A New Academic Word List

The most important words for understanding academic text

Introduction to the New Academic Word List

The first version of the New Academic Word List (NAWL 1.0) is finished and available at the following links. The list is available in alphabetical order, with inflected forms, and with Standard Frequency Indices (Carroll, Davies, & Richman, 1971; Carroll, 1971).

  • How many words are in the NAWL?

The  NAWL is a list of 963 words derived from an academic corpus containing about 288 million words.

  • What are the components used in building the corpus?

The first major component of the corpus is the Cambridge English Corpus. This corpus is comprised of academic journals and non-fiction, student essays, and academic discourse. According to Cambridge English Corpus website, the corpus includes “text from academic books and journals from the UK and US covering a wide range of disciplines and topics.” This part of the Corpus contained about 249 million words (see Figure 1) and yielded a single word list with frequencies.

Figure 1

Figure 1

The rest of the corpus was assembled from other sources. The oral part of the corpus used was compiled from two corpora of spoken English, the Michigan Corpus of Academic Spoken English (MICASE), and the British Academic Spoken English (BASE) corpus. These corpora were put together and re-sorted into four categories, namely Arts and Humanities, Life Sciences, Social Sciences, and Physical Sciences, giving four separated word lists and frequencies.

Figure 2: Frequencies taken from the British Academic Spoken English (BASE) corpus and the Michigan Corpus of Academic Spoken English (MICASE).

Figure 2: Frequencies taken from the British Academic Spoken English (BASE) corpus and the Michigan Corpus of Academic Spoken English (MICASE).

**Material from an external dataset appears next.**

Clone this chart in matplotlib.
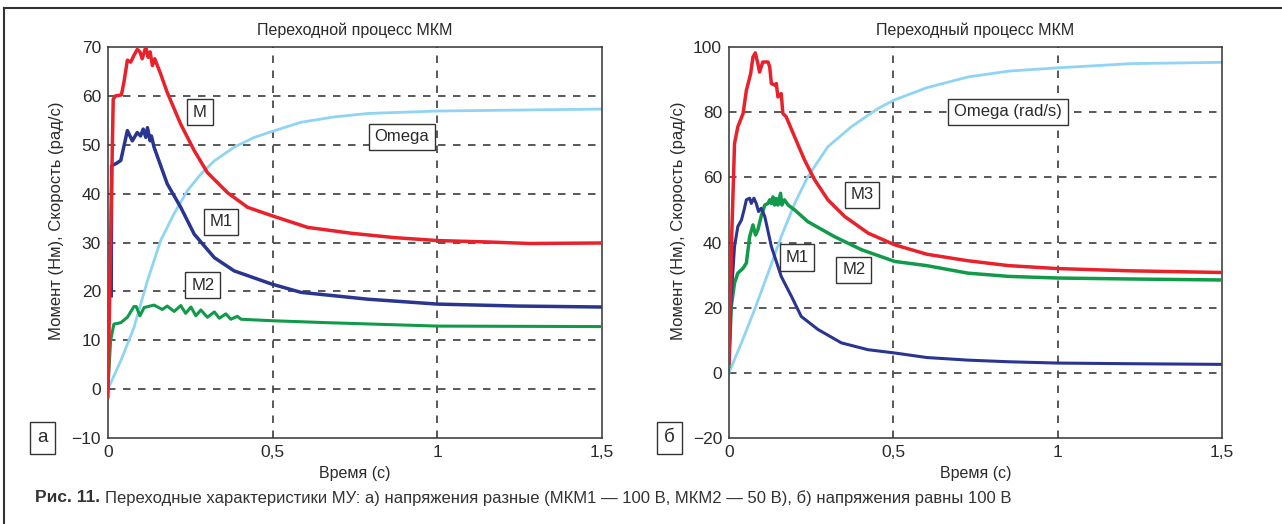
import matplotlib
matplotlib.use("Agg")
import matplotlib.pyplot as plt
from matplotlib.lines import Line2D

plt.rcParams['font.family'] = ['Liberation Sans', 'DejaVu Sans']

# ---------------- data: left panel (a) ----------------
t_a_M = [0, 0.008, 0.016, 0.023, 0.041, 0.049, 0.059, 0.069, 0.079, 0.089, 0.097, 0.104, 0.115, 0.122,
         0.128, 0.135, 0.142, 0.160, 0.180, 0.221, 0.262, 0.302, 0.363, 0.424, 0.497, 0.606, 0.738,
         0.870, 1.0, 1.158, 1.28, 1.5]
v_a_M = [-1.5, 30.0, 59.3, 60.0, 60.2, 63.0, 67.3, 66.9, 68.3, 69.5, 69.0, 67.6, 70.0, 67.9,
         69.0, 66.2, 67.6, 64.5, 60.7, 54.2, 48.8, 44.3, 40.2, 37.2, 35.5, 33.1, 31.9,
         31.0, 30.4, 30.1, 29.8, 29.9]

t_a_M1 = [0.010, 0.011, 0.026, 0.039, 0.059, 0.074, 0.089, 0.099, 0.107, 0.115, 0.120, 0.128, 0.132,
          0.140, 0.180, 0.221, 0.262, 0.323, 0.383, 0.497, 0.586, 0.789, 1.0, 1.244, 1.5]
v_a_M1 = [19.1, 45.7, 46.2, 46.8, 52.9, 50.8, 52.5, 51.8, 53.2, 51.5, 53.5, 50.8, 51.8,
          49.5, 42.0, 37.2, 31.7, 26.9, 24.2, 21.5, 19.8, 18.4, 17.4, 17.0, 16.8]

t_a_M2 = [0, 0.008, 0.018, 0.039, 0.059, 0.079, 0.086, 0.097, 0.110, 0.140, 0.165, 0.180, 0.201, 0.221,
          0.236, 0.252, 0.267, 0.282, 0.302, 0.323, 0.338, 0.358, 0.373, 0.393, 0.404, 0.497, 0.664,
          1.0, 1.5]
v_a_M2 = [0, 9.9, 13.3, 13.6, 14.7, 16.9, 16.9, 15.0, 16.7, 17.2, 16.3, 17.0, 15.9, 17.1,
          15.5, 16.8, 15.0, 16.2, 14.7, 15.8, 14.5, 15.4, 14.3, 14.9, 14.3, 14.0, 13.6,
          12.9, 12.8]

t_a_W = [0, 0.039, 0.079, 0.120, 0.160, 0.200, 0.241, 0.282, 0.323, 0.383, 0.444, 0.497, 0.586, 0.688,
         0.789, 1.0, 1.5]
v_a_W = [0, 5.8, 12.6, 22.2, 30.4, 35.8, 40.6, 44.0, 46.7, 49.5, 51.5, 52.7, 54.6, 55.7,
         56.4, 56.9, 57.3]

# ---------------- data: right panel (б) ----------------
t_b_M3 = [0, 0.009, 0.017, 0.027, 0.043, 0.053, 0.066, 0.073, 0.080, 0.088, 0.093, 0.103, 0.119, 0.124,
          0.129, 0.139, 0.144, 0.149, 0.159, 0.164, 0.174, 0.200, 0.230, 0.261, 0.301, 0.352, 0.423,
          0.504, 0.602, 0.727, 0.851, 1.0, 1.224, 1.5]
v_b_M3 = [3, 43.9, 70.4, 75.5, 79.6, 86.7, 91.8, 96.9, 98.2, 94.9, 92.3, 95.4, 95.4, 93.9,
          88.8, 88.3, 88.8, 84.7, 85.7, 79.6, 78.6, 72.4, 65.3, 59.2, 53.1, 48.0, 42.9,
          39.3, 36.4, 34.4, 32.9, 32.0, 31.3, 30.8]

t_b_M2 = [0, 0.007, 0.017, 0.027, 0.043, 0.053, 0.063, 0.073, 0.081, 0.088, 0.098, 0.109, 0.119, 0.124,
          0.129, 0.134, 0.139, 0.144, 0.149, 0.157, 0.161, 0.169, 0.180, 0.200, 0.240, 0.321, 0.403,
          0.504, 0.602, 0.727, 0.851, 1.0, 1.224, 1.5]
v_b_M2 = [2, 20.4, 27.6, 30.6, 32.1, 33.7, 41.8, 45.4, 42.3, 43.9, 48.0, 51.5, 52.0, 53.1,
          52.0, 54.0, 51.5, 53.5, 51.5, 55.1, 51.5, 53.1, 51.5, 50.0, 46.4, 41.8, 37.8,
          34.2, 32.9, 30.6, 29.6, 29.1, 28.8, 28.5]

t_b_M1 = [0, 0.007, 0.017, 0.027, 0.038, 0.046, 0.053, 0.063, 0.068, 0.076, 0.083, 0.090, 0.098, 0.109,
          0.129, 0.159, 0.190, 0.220, 0.271, 0.342, 0.423, 0.504, 0.602, 0.727, 0.851, 1.0, 1.224, 1.5]
v_b_M1 = [3, 23.5, 38.8, 44.9, 46.9, 50.0, 53.1, 53.6, 52.0, 53.6, 52.0, 49.5, 50.5, 48.0,
          38.8, 29.6, 23.5, 17.3, 13.3, 9.2, 7.1, 6.1, 4.7, 3.9, 3.4, 3.0, 2.8, 2.6]

t_b_W = [0, 0.038, 0.078, 0.119, 0.159, 0.200, 0.240, 0.301, 0.372, 0.453, 0.502, 0.602, 0.727, 0.851,
         1.0, 1.224, 1.5]
v_b_W = [0, 9.2, 19.4, 30.6, 41.8, 52.0, 60.2, 69.4, 75.5, 81.1, 83.7, 87.5, 90.8, 92.6,
         93.6, 94.9, 95.3]

x_ticks = [0, 0.5, 1, 1.5]
x_ticklabels = ["0", "0,5", "1", "1,5"]
yticks_a = [-10, 0, 10, 20, 30, 40, 50, 60, 70]
yticks_b = [-20, 0, 20, 40, 60, 80, 100]

RED = "#e8212b"
BLUE = "#2a3590"
GREEN = "#119a49"
SKY = "#8fd4f3"
GRID = "#3c3c3c"
TXT = "#2a2a2a"

fig = plt.figure(figsize=(12.82, 5.24), dpi=100)


def style_axes(ax, yticks, ylim, title):
    ax.set_xlim(0, 1.5)
    ax.set_ylim(*ylim)
    ax.set_xticks(x_ticks)
    ax.set_xticklabels(x_ticklabels)
    ax.set_yticks(yticks)
    ax.set_yticklabels([("\u2212" + str(abs(v))) if v < 0 else str(v) for v in yticks])
    ax.tick_params(length=0, labelsize=12.5, colors=TXT, pad=5)
    for s in ax.spines.values():
        s.set_color("#333333")
        s.set_linewidth(1.1)
    for x in x_ticks[1:-1]:
        ax.axvline(x, color=GRID, lw=1.2, ls=(0, (4.5, 4.5)), zorder=1)
    for y in yticks[1:-1]:
        ax.axhline(y, color=GRID, lw=1.2, ls=(0, (4.5, 4.5)), zorder=1)
    ax.set_title(title, fontsize=11.5, color=TXT, pad=9)
    ax.set_xlabel("Время (с)", fontsize=11.5, color=TXT, labelpad=4)
    ax.set_ylabel("Момент (Нм), Скорость (рад/с)", fontsize=12, color=TXT)
    ax.yaxis.set_label_coords(-0.088, 0.555)


def box(ax, x, y, s):
    ax.text(x, y, s, fontsize=12, color=TXT, ha="center", va="center", zorder=5,
            bbox=dict(boxstyle="square,pad=0.35", fc="white", ec="#333333", lw=1.0))


axA = fig.add_axes([0.0842, 0.1641, 0.3854, 0.7462])
style_axes(axA, yticks_a, (-10, 70), "Переходной процесс МКМ")
axA.plot(t_a_W, v_a_W, color=SKY, lw=2.0, zorder=2)
axA.plot(t_a_M2, v_a_M2, color=GREEN, lw=2.2, zorder=3)
axA.plot(t_a_M1, v_a_M1, color=BLUE, lw=2.5, zorder=3)
axA.plot(t_a_M, v_a_M, color=RED, lw=2.5, zorder=3)
box(axA, 0.279, 56.7, "M")
box(axA, 0.893, 51.6, "Omega")
box(axA, 0.343, 34.2, "M1")
box(axA, 0.288, 21.3, "M2")

axB = fig.add_axes([0.5686, 0.1641, 0.3846, 0.7462])
style_axes(axB, yticks_b, (-20, 100), "Переходный процесс МКМ")
axB.plot(t_b_W, v_b_W, color=SKY, lw=2.0, zorder=2)
axB.plot(t_b_M2, v_b_M2, color=GREEN, lw=2.5, zorder=3)
axB.plot(t_b_M1, v_b_M1, color=BLUE, lw=2.2, zorder=3)
axB.plot(t_b_M3, v_b_M3, color=RED, lw=2.5, zorder=3)
box(axB, 0.849, 80.1, "Omega (rad/s)")
box(axB, 0.405, 54.6, "M3")
box(axB, 0.207, 35.3, "M1")
box(axB, 0.380, 31.6, "M2")

# panel letters
for px, s in [(42.5, "а"), (669.5, "б")]:
    fig.text(px / 1282, 1 - 438 / 524, s, fontsize=13.5, color=TXT, ha="center", va="center",
             bbox=dict(boxstyle="square,pad=0.4", fc="white", ec="#333333", lw=1.0))

# outer frame (top and left)
fig.add_artist(Line2D([4 / 1282, 1.0], [1 - 8 / 524, 1 - 8 / 524], transform=fig.transFigure,
                      color="#333333", lw=1.5))
fig.add_artist(Line2D([4 / 1282, 4 / 1282], [0, 1 - 8 / 524], transform=fig.transFigure,
                      color="#333333", lw=1.5))

# caption
cap1 = fig.text(35 / 1282, 1 - 498 / 524, "Рис. 11.", fontsize=12.5, fontweight="bold",
                color="#333333", ha="left", va="center")
fig.canvas.draw()
r = fig.canvas.get_renderer()
bb = cap1.get_window_extent(r)
cap2 = fig.text((bb.x1 + 5) / 1282, 1 - 498 / 524,
                "Переходные характеристики МУ: а) напряжения разные (МКМ1 — 100 В, МКМ2 — 50 В), б) напряжения равны 100 В",
                fontsize=11.5, color="#333333", ha="left", va="center")
bb2 = cap2.get_window_extent(r)
cap2.set_fontsize(11.5 * (1015 - bb2.x0) / (bb2.x1 - bb2.x0))

fig.savefig("out.png", dpi=100)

The third and final part, Textbooks, was assembled from a corpus of published textbooks including many of the top 100 best-selling textbooks. The textbooks were also divided into the same four categories as the spoken English corpus and generated four word lists with frequencies.

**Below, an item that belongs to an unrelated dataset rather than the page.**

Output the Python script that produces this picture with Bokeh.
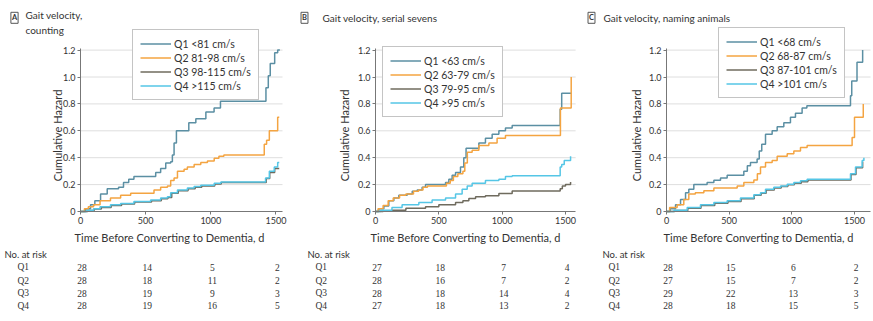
import math
from bokeh.plotting import figure
from bokeh.models import (Range1d, FixedTicker, CustomJSTickFormatter, Legend, LegendItem,
                          Label, LabelSet, ColumnDataSource)
from bokeh.layouts import row
from bokeh.embed import file_html
from bokeh.resources import INLINE

FONT = "Lato"
TXT = "#333333"
AXC = "#777777"

# ---------------- data ----------------
x_ticks = [0, 500, 1000, 1500]
y_ticks = [0, 0.2, 0.4, 0.6, 0.8, 1.0, 1.2]
grid_ticks = [0.2, 0.4, 0.6, 0.8, 1.0, 1.2]
quartiles = ["Q1", "Q2", "Q3", "Q4"]
colors = ["#5b8fa3", "#f4a441", "#6f6b5e", "#55c6e6"]
X_LABEL = "Time Before Converting to Dementia, d"
Y_LABEL = "Cumulative Hazard"
RISK_TITLE = "No. at risk"

# Panel A: counting
a_title = ["Gait velocity,", "counting"]
a_labels = ["Q1 <81 cm/s", "Q2 81-98 cm/s", "Q3 98-115 cm/s", "Q4 >115 cm/s"]
a_q1_t = [0, 40, 77, 110, 154, 205, 292, 330, 370, 410, 577, 615, 654, 692, 705, 718, 736, 831, 885, 962, 1025, 1074, 1423, 1441, 1456, 1490, 1513, 1530]
a_q1_h = [0, 0.02, 0.05, 0.08, 0.13, 0.17, 0.18, 0.215, 0.24, 0.26, 0.29, 0.32, 0.36, 0.37, 0.42, 0.51, 0.60, 0.66, 0.69, 0.74, 0.77, 0.82, 0.92, 1.01, 1.10, 1.18, 1.2, 1.2]
a_q2_t = [0, 30, 60, 100, 150, 230, 308, 385, 564, 615, 667, 692, 718, 744, 795, 820, 872, 923, 974, 1026, 1062, 1100, 1410, 1428, 1449, 1513, 1525]
a_q2_h = [0, 0.02, 0.035, 0.05, 0.08, 0.10, 0.12, 0.135, 0.16, 0.18, 0.19, 0.23, 0.25, 0.30, 0.315, 0.33, 0.35, 0.365, 0.375, 0.395, 0.41, 0.42, 0.50, 0.53, 0.60, 0.70, 0.70]
a_q3_t = [0, 55, 105, 160, 235, 315, 415, 545, 620, 670, 700, 750, 825, 880, 930, 1030, 1080, 1425, 1452, 1490, 1525]
a_q3_h = [0, 0.008, 0.018, 0.03, 0.045, 0.055, 0.07, 0.08, 0.095, 0.105, 0.135, 0.155, 0.17, 0.18, 0.19, 0.205, 0.215, 0.245, 0.29, 0.32, 0.32]
a_q4_t = [0, 50, 100, 150, 230, 308, 410, 538, 615, 667, 692, 744, 820, 872, 923, 1026, 1077, 1420, 1449, 1487, 1513, 1525]
a_q4_h = [0, 0.01, 0.02, 0.035, 0.05, 0.06, 0.075, 0.085, 0.10, 0.11, 0.14, 0.16, 0.175, 0.185, 0.195, 0.21, 0.22, 0.25, 0.30, 0.33, 0.365, 0.365]
a_risk = [[28, 14, 5, 2], [28, 18, 11, 2], [28, 19, 9, 3], [28, 19, 16, 5]]

# Panel B: serial sevens
b_title = ["Gait velocity, serial sevens"]
b_labels = ["Q1 <63 cm/s", "Q2 63-79 cm/s", "Q3 79-95 cm/s", "Q4 >95 cm/s"]
b_q1_t = [0, 26, 66, 105, 145, 184, 250, 290, 329, 368, 395, 553, 579, 605, 632, 671, 697, 715, 816, 868, 921, 974, 1026, 1079, 1458, 1470, 1545]
b_q1_h = [0, 0.02, 0.04, 0.08, 0.10, 0.12, 0.13, 0.15, 0.16, 0.18, 0.20, 0.215, 0.24, 0.27, 0.29, 0.33, 0.40, 0.47, 0.51, 0.545, 0.575, 0.60, 0.62, 0.64, 0.76, 0.88, 0.88]
b_q2_t = [0, 20, 60, 100, 140, 190, 240, 300, 340, 375, 410, 560, 590, 615, 650, 690, 705, 725, 763, 816, 895, 960, 1026, 1460, 1545]
b_q2_h = [0, 0.02, 0.045, 0.08, 0.10, 0.12, 0.13, 0.15, 0.16, 0.18, 0.19, 0.21, 0.23, 0.26, 0.28, 0.30, 0.36, 0.44, 0.455, 0.49, 0.51, 0.545, 0.565, 0.77, 1.0]
b_q3_t = [0, 60, 130, 240, 395, 500, 632, 690, 737, 790, 868, 974, 1079, 1458, 1475, 1500, 1540]
b_q3_h = [0, 0.005, 0.01, 0.025, 0.035, 0.05, 0.067, 0.08, 0.097, 0.11, 0.117, 0.134, 0.152, 0.17, 0.19, 0.20, 0.22]
b_q4_t = [0, 40, 130, 210, 342, 447, 553, 632, 684, 724, 763, 868, 974, 1026, 1079, 1458, 1470, 1490, 1540]
b_q4_h = [0, 0.01, 0.03, 0.05, 0.067, 0.085, 0.10, 0.13, 0.165, 0.19, 0.21, 0.23, 0.24, 0.26, 0.265, 0.33, 0.35, 0.38, 0.41]
b_risk = [[27, 18, 7, 4], [28, 16, 7, 2], [28, 18, 14, 4], [27, 18, 13, 2]]

# Panel C: naming animals
c_title = ["Gait velocity, naming animals"]
c_labels = ["Q1 <68 cm/s", "Q2 68-87 cm/s", "Q3 87-101 cm/s", "Q4 >101 cm/s"]
c_q1_t = [0, 30, 72, 112, 152, 178, 218, 324, 378, 431, 484, 617, 645, 670, 723, 740, 760, 790, 843, 883, 936, 989, 1029, 1082, 1120, 1468, 1478, 1520, 1565]
c_q1_h = [0, 0.02, 0.05, 0.09, 0.14, 0.165, 0.20, 0.215, 0.233, 0.25, 0.27, 0.30, 0.34, 0.365, 0.39, 0.45, 0.50, 0.575, 0.60, 0.63, 0.66, 0.70, 0.73, 0.77, 0.786, 0.86, 0.97, 1.11, 1.2]
c_q2_t = [0, 25, 85, 138, 178, 230, 298, 378, 564, 617, 697, 725, 750, 790, 843, 883, 963, 1016, 1069, 1122, 1481, 1500, 1570]
c_q2_h = [0, 0.03, 0.05, 0.09, 0.13, 0.14, 0.155, 0.175, 0.19, 0.215, 0.235, 0.28, 0.33, 0.365, 0.38, 0.41, 0.43, 0.45, 0.475, 0.49, 0.55, 0.70, 0.80]
c_q3_t = [0, 65, 170, 275, 385, 490, 595, 700, 755, 795, 860, 915, 968, 1020, 1075, 1128, 1472, 1512, 1565]
c_q3_h = [0, 0.008, 0.025, 0.045, 0.062, 0.075, 0.095, 0.12, 0.135, 0.16, 0.175, 0.185, 0.198, 0.21, 0.222, 0.235, 0.275, 0.325, 0.37]
c_q4_t = [0, 60, 165, 271, 378, 484, 590, 697, 750, 790, 856, 910, 963, 1016, 1069, 1122, 1468, 1508, 1561, 1575]
c_q4_h = [0, 0.01, 0.03, 0.05, 0.067, 0.08, 0.10, 0.124, 0.14, 0.166, 0.18, 0.19, 0.203, 0.216, 0.228, 0.24, 0.28, 0.33, 0.38, 0.40]
c_risk = [[28, 15, 6, 2], [27, 15, 7, 2], [29, 22, 13, 3], [28, 18, 15, 5]]

# ---------------- layout (page pixels) ----------------
H = 321
Y0 = 211          # page y of hazard 0
YS = 134.5        # px per hazard unit
Y_TOP = 1.21      # end of y axis
ROWS_PY = [266.7, 280, 292.7, 305]


def make_panel(fig_left, width, x0_page, xs, x_axis_end, letter, title_lines, labels, curves,
               risk, letter_px, title_px, leg_px, leg_bottom_py, xlab_px, ylab_px,
               nar_px, q_px):
    ox = x0_page - fig_left
    xr = Range1d(-ox / xs, (width - ox) / xs)
    yr = Range1d(-(H - Y0) / YS, Y0 / YS)
    p = figure(width=width, height=H, x_range=xr, y_range=yr, output_backend="svg",
               toolbar_location=None, min_border=0, min_border_left=0, min_border_right=0,
               min_border_top=0, min_border_bottom=0)
    p.outline_line_color = None
    p.background_fill_color = "white"
    p.border_fill_color = "white"
    p.grid.visible = False

    def sx(px):
        return px - fig_left

    def sy(py):
        return H - py

    # horizontal grid lines, over the axis extent
    p.segment(x0=[0] * len(grid_ticks), x1=[x_axis_end] * len(grid_ticks),
              y0=grid_ticks, y1=grid_ticks, line_color="#dedede", line_width=1)

    for ax, ticks in ((p.xaxis[0], x_ticks), (p.yaxis[0], y_ticks)):
        ax.ticker = FixedTicker(ticks=ticks)
        ax.fixed_location = 0
        ax.axis_line_color = AXC
        ax.major_tick_line_color = AXC
        ax.major_tick_out = 3
        ax.major_tick_in = 0
        ax.minor_tick_line_color = None
        ax.major_label_text_font = FONT
        ax.major_label_text_font_size = "9px"
        ax.major_label_text_color = TXT
        ax.major_label_standoff = 2
    p.xaxis[0].bounds = (0, x_axis_end)
    p.yaxis[0].bounds = (0, Y_TOP)
    p.yaxis[0].formatter = CustomJSTickFormatter(code="return tick == 0 ? '0' : tick.toFixed(1);")

    rends = []
    for (t, h), c in zip(curves, colors):
        rends.append(p.step(t, h, mode="after", line_color=c, line_width=1.5))

    legend = Legend(items=[LegendItem(label=l, renderers=[r]) for l, r in zip(labels, rends)],
                    location=(sx(leg_px), sy(leg_bottom_py)),
                    border_line_color="#8a8a8a", border_line_width=1,
                    background_fill_color="white", background_fill_alpha=1.0,
                    label_text_font=FONT, label_text_font_size="10.5px", label_text_color=TXT,
                    glyph_width=31, glyph_height=13, label_height=13, label_standoff=3,
                    spacing=1, padding=7, margin=0)
    p.add_layout(legend)

    def lab(px, py, text, size="10px", **kw):
        kw.setdefault("text_baseline", "middle")
        p.add_layout(Label(x=sx(px), y=sy(py), x_units="screen", y_units="screen", text=text,
                           text_font=FONT, text_font_size=size, text_color=TXT, **kw))

    # panel letter in a box and title
    lab(letter_px, 17.3, letter, size="7.5px", text_font_style="bold", text_align="center",
        border_line_color="#555555", background_fill_color="white", padding=1)
    if len(title_lines) == 1:
        lab(title_px, 17.5, title_lines[0])
    else:
        lab(title_px, 14.3, title_lines[0])
        lab(title_px, 29.5, title_lines[1])

    # axis titles
    lab(xlab_px, 236.5, X_LABEL, size="11px", text_align="center")
    lab(ylab_px, 135, Y_LABEL, size="11px", text_align="center", angle=math.pi / 2)

    # number-at-risk table
    lab(nar_px, 253.5, RISK_TITLE, size="9.5px")
    xs_, ys_, txt = [], [], []
    for counts, py in zip(risk, ROWS_PY):
        for xv, n in zip(x_ticks, counts):
            xs_.append(xv)
            ys_.append(sy(py))
            txt.append(str(n))
    src = ColumnDataSource(dict(x=xs_, y=ys_, text=txt))
    p.add_layout(LabelSet(x="x", y="y", text="text", source=src, y_units="screen",
                          x_offset=1.5, text_align="center", text_baseline="middle",
                          text_font=FONT, text_font_size="9.5px", text_color=TXT))
    qsrc = ColumnDataSource(dict(x=[sx(q_px)] * 4, y=[sy(py) for py in ROWS_PY], text=quartiles))
    p.add_layout(LabelSet(x="x", y="y", text="text", source=qsrc, x_units="screen",
                          y_units="screen", text_align="left", text_baseline="middle",
                          text_font=FONT, text_font_size="9.5px", text_color=TXT))
    return p


pA = make_panel(0, 290, 80, 202 / 1550, 1550, "A", a_title, a_labels,
                [(a_q1_t, a_q1_h), (a_q2_t, a_q2_h), (a_q3_t, a_q3_h), (a_q4_t, a_q4_h)],
                a_risk, letter_px=14, title_px=25, leg_px=132, leg_bottom_py=100,
                xlab_px=169, ylab_px=57, nar_px=4, q_px=17)
pB = make_panel(290, 290, 375, 190 / 1500, 1580, "B", b_title, b_labels,
                [(b_q1_t, b_q1_h), (b_q2_t, b_q2_h), (b_q3_t, b_q3_h), (b_q4_t, b_q4_h)],
                b_risk, letter_px=304, title_px=322, leg_px=382, leg_bottom_py=117,
                xlab_px=465, ylab_px=344, nar_px=307, q_px=315)
pC = make_panel(580, 293, 666, 188 / 1500, 1628, "C", c_title, c_labels,
                [(c_q1_t, c_q1_h), (c_q2_t, c_q2_h), (c_q3_t, c_q3_h), (c_q4_t, c_q4_h)],
                c_risk, letter_px=591, title_px=603, leg_px=718, leg_bottom_py=98,
                xlab_px=758, ylab_px=636, nar_px=602, q_px=608)

layout = row(pA, pB, pC, spacing=0)
open("out.html", "w").write(file_html(layout, INLINE))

The steps to get the list were as follows. The final corpus was analyzed using procedures outlined in Carroll, Davies, and Richman (1971) and Carroll (1971) to obtain D, an index of dispersion over the nine word lists, U, an adjusted estimation of the occurrence of the word frequency per million, and the SFI, the Standard Frequency Index. The words from the New General Service List (NGSL) were accounted for and a list of candidates was selected based on frequency, dispersion, and appropriateness.

References

Carroll, J. B. (1971). Statistical analysis of the corpus. In The American Heritage Word Frequency Book (pp. xxi – xl). Boston: Houghton Mifflin.

Carroll, J. B., Davies, P., & Richman, B. (1971). Guide to the alphabetical list. In The American heritage word frequency book. Boston: Houghton Mifflin.